Le jour de la mort est le jour le plus solennel. C’est le jour du Seigneur, dies Domini. C’est aussi le jour de Marie qui nous bénit, nous sourit, nous soutient à ce moment si grave.

Le mourant est tourmenté par ses péchés passés, l’enfer qui pourrait l’attendre dans le futur et la justice de Dieu à la lumière de laquelle il va être jugé présentement. En même temps, Marie le console par la vision de tous les bienfaits reçus d’elle depuis le baptême, l’espérance du ciel où Marie triomphe avec les bienheureux, enfin la miséricorde divine et le sourire de Marie.
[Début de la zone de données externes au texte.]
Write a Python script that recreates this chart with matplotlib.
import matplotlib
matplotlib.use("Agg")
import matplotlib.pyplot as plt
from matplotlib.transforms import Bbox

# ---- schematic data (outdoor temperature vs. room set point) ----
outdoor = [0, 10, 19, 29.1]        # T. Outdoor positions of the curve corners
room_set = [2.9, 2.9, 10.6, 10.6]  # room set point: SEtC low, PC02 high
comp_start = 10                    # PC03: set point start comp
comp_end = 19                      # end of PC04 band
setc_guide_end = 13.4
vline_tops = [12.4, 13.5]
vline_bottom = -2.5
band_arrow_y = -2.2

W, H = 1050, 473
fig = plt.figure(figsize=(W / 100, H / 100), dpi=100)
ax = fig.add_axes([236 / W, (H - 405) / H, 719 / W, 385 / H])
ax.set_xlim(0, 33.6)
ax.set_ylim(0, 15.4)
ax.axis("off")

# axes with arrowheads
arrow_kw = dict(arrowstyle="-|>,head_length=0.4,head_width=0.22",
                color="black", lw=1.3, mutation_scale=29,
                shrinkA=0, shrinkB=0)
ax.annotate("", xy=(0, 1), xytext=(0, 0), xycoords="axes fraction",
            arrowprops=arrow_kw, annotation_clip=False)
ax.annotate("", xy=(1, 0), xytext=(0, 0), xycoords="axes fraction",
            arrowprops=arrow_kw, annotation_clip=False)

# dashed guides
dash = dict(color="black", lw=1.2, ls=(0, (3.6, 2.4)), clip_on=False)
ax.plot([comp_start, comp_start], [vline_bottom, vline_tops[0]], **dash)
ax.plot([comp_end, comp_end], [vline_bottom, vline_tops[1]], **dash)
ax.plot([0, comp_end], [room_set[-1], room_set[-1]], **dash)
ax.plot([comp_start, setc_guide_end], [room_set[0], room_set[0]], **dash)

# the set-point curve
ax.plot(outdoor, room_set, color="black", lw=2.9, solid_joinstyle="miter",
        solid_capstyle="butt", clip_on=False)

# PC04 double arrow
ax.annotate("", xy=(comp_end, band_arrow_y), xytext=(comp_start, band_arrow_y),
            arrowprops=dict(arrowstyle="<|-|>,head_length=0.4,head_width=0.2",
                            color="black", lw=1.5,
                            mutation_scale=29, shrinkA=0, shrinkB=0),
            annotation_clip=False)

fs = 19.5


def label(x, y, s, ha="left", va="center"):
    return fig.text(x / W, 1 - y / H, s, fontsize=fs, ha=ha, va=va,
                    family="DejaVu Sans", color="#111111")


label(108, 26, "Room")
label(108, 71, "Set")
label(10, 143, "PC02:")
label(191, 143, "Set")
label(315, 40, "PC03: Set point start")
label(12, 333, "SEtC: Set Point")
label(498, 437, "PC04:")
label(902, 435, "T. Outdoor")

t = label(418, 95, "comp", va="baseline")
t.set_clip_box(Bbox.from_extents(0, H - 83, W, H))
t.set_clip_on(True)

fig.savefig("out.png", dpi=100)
Soyons vraiment dévots à Marie pour faire une mort joyeuse et paisible.

Marie nous prépare à faire une bonne mort. Grâce à son intercession et à sa présence dans l’esprit et le cœur des fidèles, Dieu les fait mourir au meilleur moment pour eux: jeune, vieux, un an plus tôt ou plus tard de sorte que nous soyons sauvés.

Marie nous assiste au moment de la mort. Dieu a voulu que son Fils soit formé et meurt sous les yeux de Marie, il veut que ses fils adoptifs par la grâce soient formés par Marie et assistés par Marie quand ils meurent.

Marie fait fuir le démon au moment de la mort: Si elle est avec nous, qui sera contre nous ?

Grâce à la Sainte Vierge, le trépas devient un breuvage qu’on savoure avec délices.